I've found nerves start to get better after you've been through several experiences like that. When your nerves start to get bad, simply relax, literally sit down and try to relax every muscle in your body. I wouldn't recommend completely taking your mind off of things about to happen, but try to get it in your head that the standards aren't as high as you may think (and most likely, this is true if you're starting to get nervous).

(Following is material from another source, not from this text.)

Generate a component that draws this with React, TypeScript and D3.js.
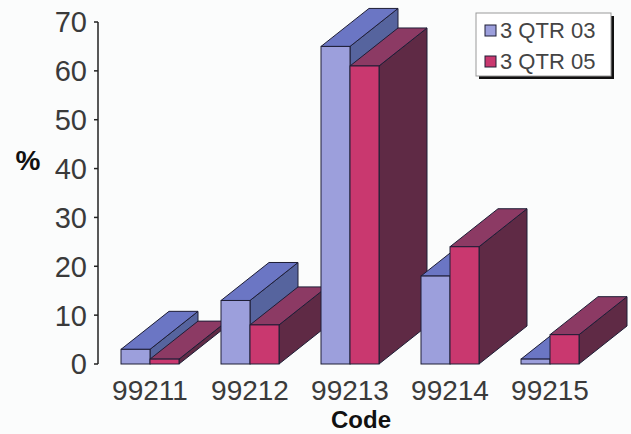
import React from "react";
import * as d3 from "d3";

const categories = ["99211", "99212", "99213", "99214", "99215"];
const seriesNames = ["3 QTR 03", "3 QTR 05"];
const qtr03 = [3, 13, 65, 18, 1];
const qtr05 = [1, 8, 61, 24, 6];
const yTicks = [0, 10, 20, 30, 40, 50, 60, 70];

const W = 631;
const H = 434;

// face colours per series: front, top, side
const palette = [
  { front: "#9c9fdc", top: "#6b76c4", side: "#56649e" },
  { front: "#c9386f", top: "#8c3a64", side: "#5f2a45" },
];
const edge = "#1e1e36";

// oblique depth offset of the 3D columns
const DX = 48;
const DY = -38;

export default function App() {
  const values = [qtr03, qtr05];
  const y = d3.scaleLinear().domain([0, 70]).range([364, 22]);
  const x = d3
    .scaleBand<string>()
    .domain(categories)
    .range([100, 600])
    .paddingInner(0.42)
    .paddingOuter(0.21);
  const xs = d3
    .scaleBand<string>()
    .domain(seriesNames)
    .range([0, x.bandwidth()]);

  const axisX = 98;
  const base = y(0);

  const bars: React.ReactNode[] = [];
  categories.forEach((cat, ci) => {
    seriesNames.forEach((s, si) => {
      const v = values[si][ci];
      const x0 = (x(cat) as number) + (xs(s) as number);
      const x1 = x0 + xs.bandwidth();
      const yt = y(v);
      const c = palette[si];
      const side = [
        [x1, base],
        [x1 + DX, base + DY],
        [x1 + DX, yt + DY],
        [x1, yt],
      ];
      const top = [
        [x0, yt],
        [x0 + DX, yt + DY],
        [x1 + DX, yt + DY],
        [x1, yt],
      ];
      const pts = (p: number[][]) => p.map((q) => q.join(",")).join(" ");
      bars.push(
        <g key={cat + s}>
          <polygon points={pts(side)} fill={c.side} stroke={edge} strokeWidth={1} strokeLinejoin="round" />
          <polygon points={pts(top)} fill={c.top} stroke={edge} strokeWidth={1} strokeLinejoin="round" />
          <rect x={x0} y={yt} width={x1 - x0} height={base - yt} fill={c.front} stroke={edge} strokeWidth={1} />
        </g>
      );
    });
  });

  const font = "'Liberation Sans', Arial, sans-serif";

  return (
    <svg width={W} height={H} style={{ position: "absolute", left: 0, top: 0, background: "#fbfcfc" }}>
      <rect x={0} y={0} width={W} height={H} fill="#fbfcfc" />
      {/* value axis */}
      <line x1={axisX} x2={axisX} y1={y(70)} y2={base} stroke="#222" strokeWidth={1.5} />
      {yTicks.map((t) => (
        <g key={t}>
          <line x1={axisX - 4} x2={axisX} y1={y(t)} y2={y(t)} stroke="#222" strokeWidth={1.5} />
          <text
            x={87}
            y={y(t)}
            dy="0.36em"
            textAnchor="end"
            fontFamily={font}
            fontSize={29}
            fill="#3a3a3a"
          >
            {t}
          </text>
        </g>
      ))}
      <text x={28} y={160} dy="0.36em" textAnchor="middle" fontFamily={font} fontWeight="bold" fontSize={28} fill="#111">
        %
      </text>

      {bars}

      {categories.map((cat) => (
        <text
          key={cat}
          x={(x(cat) as number) + x.bandwidth() / 2}
          y={400}
          textAnchor="middle"
          fontFamily={font}
          fontSize={28}
          fill="#3a3a3a"
        >
          {cat}
        </text>
      ))}
      <text x={361} y={428} textAnchor="middle" fontFamily={font} fontWeight="bold" fontSize={24} fill="#111">
        Code
      </text>

      {/* legend */}
      <rect x={479} y={16} width={135} height={63} fill="#111" />
      <rect x={476} y={13} width={135} height={63} fill="#fff" stroke="#999" strokeWidth={1} />
      {seriesNames.map((s, i) => (
        <g key={s}>
          <rect x={485} y={25 + i * 31} width={11} height={11} fill={palette[i].front} stroke={edge} strokeWidth={1} />
          <text x={500} y={30.5 + i * 31} dy="0.36em" fontFamily={font} fontSize={22} fill="#444">
            {s}
          </text>
        </g>
      ))}
    </svg>
  );
}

I used to freak out about any type of audition. This last audition I did, I felt myself feeling nervous; so, when I went into the practice area, I made myself play veryvery long tones and such to try to slow things down. It worked. -thats just my 2 cents
I have certain rituals I have to follow before a performance, otherwise I completely freak out... It's a little crazy but it helps me to relax a bit and concentrate. Just have self belief, imagine it's just another rehearsal. And always think to yourself, what's the worst thing that could happen? A note doesn't speak or is slightly out of tune. Unless you're playing to a very discerning audience then it's unlikely anyone will notice. The number of times where I have been nearly in tears after a performance - "it was terrible, I completely messed up, never playing in public again bla bla bla" and people in the audience thought it was good and didn't notice any mistakes...it's quite funny! I'm not saying let yourself become complacent, just remember that it's not the end of the world. And if it IS an important one, e.g. an audition, then there should be an experienced horn player there (on the panel or whatever) who knows what it's like, and knows how horn playing is so easily affected by nerves. They should be able to see past the nerves and see what potential, talent, technique etc you have. Good luck!
Another thing: nerves are a lot better when you know the person/people who are listening. For example, when I auditioned for band I felt fine (I know my band director very well), but when I auditioned for the local orchestra last fall, I was even shaking it was so bad (I didn't know the director at all then). So if you have a chance to meet the audience before hand it might help.